Unfortunately, not. Although there are many situations in which communication or a bit of direction can largely influence social interactions, more often I find that people elect non-feedback, non-confrontation, or to simply to ignore or move on from the situation. My most familiar outcome of this situation is that human A simply sees human B is “off” and human A proceeds to do nothing about human B until unprovoked change occurs.

I say unprovoked change in the same context as our human versus environment example. It would be unrealistic to expect change to occur to an environment, desired change, without correlating directive. Yet this is often the case with human versus human interaction. We believe the other participant in our conversation has the ability to change to our desired outcome without our input, without our agency, without our feedback.

This is partly for two reasons. In densely populated areas, it’s much easier to accept an environment and to move on from person to person we find incompatible, than it is to relocate or change environments we deem incompatible and to accept whatever people are thrown at us.

The second reason is that we innately understand that nature is indifferent to our expectations. This conversely means that we innately understand humans are not indifferent to our expectations. In fact, we can just announce our expectations and do very little else but wait for desired outcomes from others.
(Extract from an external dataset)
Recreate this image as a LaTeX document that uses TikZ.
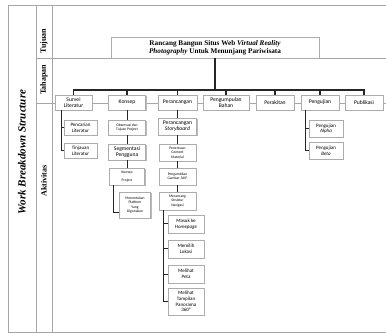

There are many metaphorical carrots on sticks that fool us into believing we are interacting with or providing feedback with others. While this analogy is becoming more and more abstract, try to imagine asking a room to illuminate itself or telling it to with rewards in mind. Even if the room has the ability and means to illuminate itself, it will not illuminate itself until there is feedback or interaction. And that failure to be bright is not interpreted personally or antagonistically by us, but rather as part of its nature.

There is a strange assumption that we believe it is in people’s nature to agree, work with, or understand each other innately. This handshake of an expectation only goes smoothly day to day because we’ve set a baseline social model we are all expected to follow. People are supposed to say “How are you?” but we are not supposed to be overbearingly honest. People are inconsiderate in traffic but if they wave and acknowledge the other party, it’s more reasonable. These social constructs are built over time and passed on to one another through day by day interactions, becoming social mores.

Social mores and our ability to disengage instead of confront expectations, is what is deeply different from approach with the world versus our approach with other people.

The most fascinating aspect of the topic of feedback is that I haven’t even reached the topic of the game world, or the nature of great design, which is to provide consistent and accurate feedback to the user. In a future post, I’ll go over designed worlds and how gamifying our world or providing accurate and consistent feedback changes our expectations, attitudes, experiences, and outcomes.